An unnamed large systems company decided to implement 64KB base pages in its OS. Everything looked dandy and great, except that for some reason nothing would work under Java. A closer look revealed that the default stack size of each thread in the JVM was set to 2*PAGESIZE... and the maximum stack size was 128KB. So threads would be created with 128KB stacks, immediately trigger a stack overflow, and die. This clearly is a bug and an abuse of PAGESIZE. However, given said company's fanatical devotion to strict binary compatibility above all else, it was decided that 64KB base page size could not be shipped because it would not work with that version of the JVM. This was an unpopular decision; it's possible it's been reversed since then.

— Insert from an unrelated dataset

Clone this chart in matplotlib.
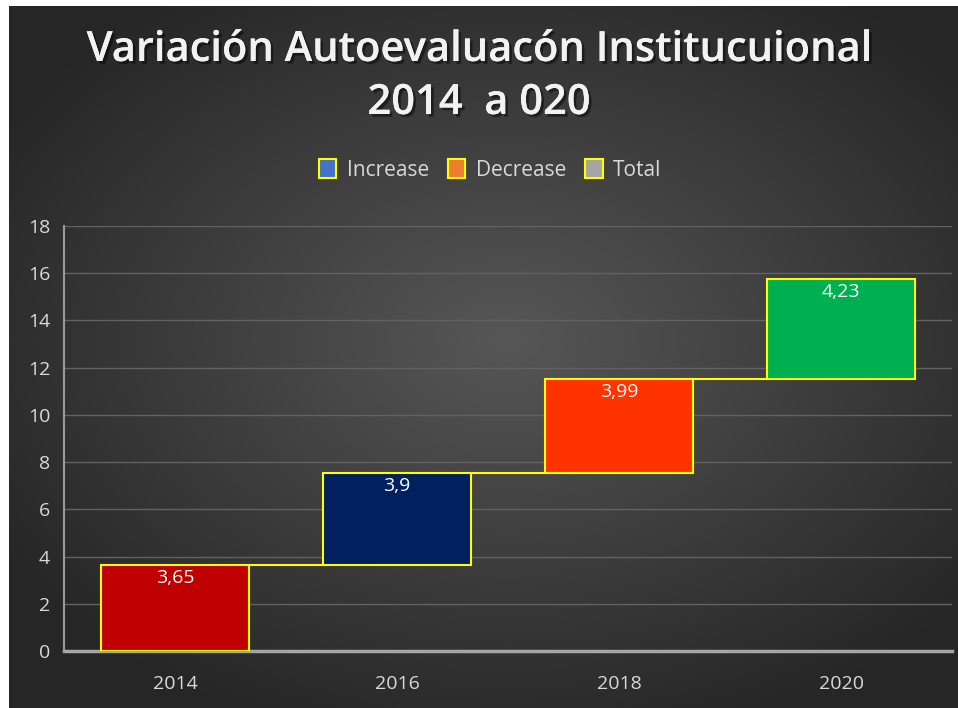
import numpy as np
import matplotlib
matplotlib.use('Agg')
import matplotlib.pyplot as plt
import matplotlib.patheffects as pe
from matplotlib.patches import Patch

years = ['2014', '2016', '2018', '2020']
values = [3.65, 3.9, 3.99, 4.23]
labels = ['3,65', '3,9', '3,99', '4,23']
bar_colors = ['#C00000', '#002060', '#FF3300', '#00B050']
legend_names = ['Increase', 'Decrease', 'Total']
legend_colors = ['#4472C4', '#ED7D31', '#A5A5A5']

plt.rcParams['font.family'] = ['Open Sans', 'DejaVu Sans']
yellow = '#FFFF00'

fig = plt.figure(figsize=(9.58, 7.08), dpi=100)
fig.patch.set_facecolor('white')

# dark radial gradient background
bg = fig.add_axes([9 / 958, 0, 949 / 958, 702 / 708])
yy, xx = np.mgrid[-1:1:350j, -1:1:475j]
r = np.sqrt((xx - 0.05) ** 2 + ((yy + 0.05) * 1.05) ** 2)
shade = 0.34 - 0.19 * np.clip(r / 1.25, 0, 1)
img = np.dstack([shade, shade, shade])
bg.imshow(img, aspect='auto', interpolation='bilinear')
bg.axis('off')

ax = fig.add_axes([64 / 958, 57 / 708, 888 / 958, 425 / 708])
ax.set_facecolor('none')

x = np.arange(len(years))
tops = np.cumsum(values)
bottoms = tops - np.array(values)
w = 0.667
ax.bar(x, values, bottom=bottoms, width=w, color=bar_colors,
       edgecolor=yellow, linewidth=1.5, zorder=3)
for i in range(len(years) - 1):
    ax.plot([x[i] + w / 2, x[i + 1] - w / 2], [tops[i], tops[i]],
            color=yellow, lw=1.5, zorder=3)
for i, lab in enumerate(labels):
    ax.annotate(lab, (x[i], tops[i]), xytext=(0, -3), textcoords='offset points',
                ha='center', va='top', color='white', fontsize=14, zorder=4)

ax.set_xlim(-0.5, 3.5)
ax.set_ylim(0, 18)
ax.set_yticks(range(0, 19, 2))
ax.set_xticks(x)
ax.set_xticklabels(years)
ax.yaxis.grid(True, color='#626262', lw=1, zorder=0)
ax.set_axisbelow(True)
ax.tick_params(length=0, colors='#d9d9d9', labelsize=14)
ax.tick_params(axis='x', pad=17)
ax.tick_params(axis='y', pad=10)
for s in ['top', 'right']:
    ax.spines[s].set_visible(False)
ax.spines['left'].set_color('#9a9a9a')
ax.spines['left'].set_linewidth(1.5)
ax.spines['bottom'].set_color('#a6a6a6')
ax.spines['bottom'].set_linewidth(2.5)

handles = [Patch(facecolor=c, edgecolor=yellow, linewidth=1.5) for c in legend_colors]
fig.legend(handles, legend_names, loc='center', bbox_to_anchor=(490 / 958, 1 - 170 / 708),
           ncol=3, frameon=False, handlelength=0.85, handleheight=1.0, handletextpad=0.5,
           columnspacing=0.9, fontsize=15, labelcolor='#d9d9d9')

shadow = [pe.withSimplePatchShadow(offset=(2, -2), shadow_rgbFace='black', alpha=0.45), pe.Normal()]
fig.text(0.5, 1 - 50 / 708, 'Variación Autoevaluacón Institucuional', ha='center', va='center',
         fontsize=30, fontweight='semibold', color='#f2f2f2', path_effects=shadow)
fig.text(0.5, 1 - 103 / 708, '2014  a 020', ha='center', va='center',
         fontsize=30, fontweight='semibold', color='#f2f2f2', path_effects=shadow)

fig.savefig('out.png', dpi=100, facecolor=fig.get_facecolor())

The moral of the story is either "Strict binary compatibility is bad" or "Use transparent large pages and keep your base page size the same" or possibly "Computers are hard, let's go shopping!" (as Operating Systems Barbie is wont to say).
Other versions of this story probably exist for other OS's trying out larger base page sizes which undoubtably found the same bug; I don't know how they decided to handle the problem. But I'd love to hear the story!